If you increase your social contributions this year, you will pay less taxes. But this doesn't give you any additional benefit: this year's income is not used as a reference later on.
Since you will not recuperate all of the extra payments you make, you will lose money. Wait until next year to increase your social contribution.
I have my VAPZ from my social security fund (Xerius). It gives a yield around the average for last year.
Comparing insurance funds is difficult. The companies don't usually publish the yield they made. Even if you do have the numbers, it doesn't show the whole picture: next year, the yields can be completely different.
The company pays for an IPT as well.
In that case, you have to consider both for the maximum deductible amount (the famous 80% rule). This calculation is complex. I mostly leave it up to the insurance company to do that.

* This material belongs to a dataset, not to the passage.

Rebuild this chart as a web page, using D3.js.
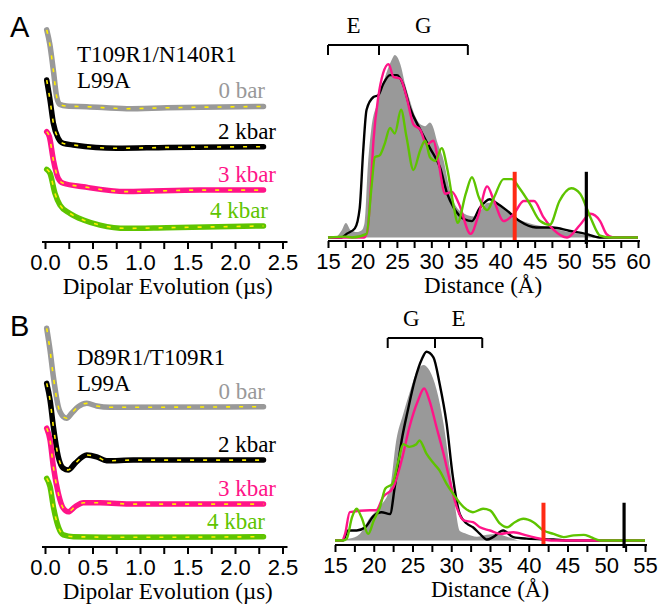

If you don't have enough money to pay both, you should preferably pay the VAPZ: most IPT contracts allow for a "backservice" (i.e., making up for missed payments in previous years). For a VAPZ, this is not possible.
I am running my SPRLU for 8 years now.
What is in stock:
* PCLI full level
* EIP with backservice last year (35K in one shot, 4K yearly)
* Social security payments: 3K per 3 months
* Guaranteed revenue insurance
So, I do need to make more than 8K a month to cover all the costs at this time. Minimal mode: 5K
Car, mobile phone, PCs, Internet, Books etc all included.